TITLE:
A Multithreaded CGRA for Convolutional Neural Network Processing
AUTHORS:
Kota Ando, Shinya Takamaeda-Yamazaki, Masayuki Ikebe, Tetsuya Asai, Masato Motomura
KEYWORDS:
CNN, Convolutional Neural Network, Deep Learning, Multithreaded Architecture, CGRA
JOURNAL NAME:
Circuits and Systems,
Vol.8 No.6,
June
29,
2017
ABSTRACT: Convolutional neural network (CNN) is an essential model to achieve high accuracy in various machine learning applications, such as image recognition and natural language processing. One of the important issues for CNN acceleration with high energy efficiency and processing performance is efficient data reuse by exploiting the inherent data locality.
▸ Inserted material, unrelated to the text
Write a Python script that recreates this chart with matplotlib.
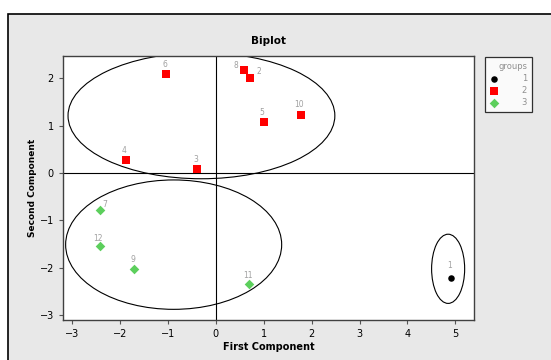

In this paper, we propose a novel CGRA (Coarse Grained Reconfigurable Array) architecture with time-domain multithreading for exploiting input data locality. The multithreading on each processing element enables the input data reusing through multiple computation periods. This paper presents the accelerator design performance analysis of the proposed architecture. We examine the structure of memory subsystems, as well as the architecture of the computing array, to supply required data with minimal performance overhead. We explore efficient architecture design alternatives based on the characteristics of modern CNN configurations. The evaluation results show that the available bandwidth of the external memory can be utilized efficiently when the output plane is wider (in earlier layers of many CNNs) while the input data locality can be utilized maximally when the number of output channel is larger (in later layers).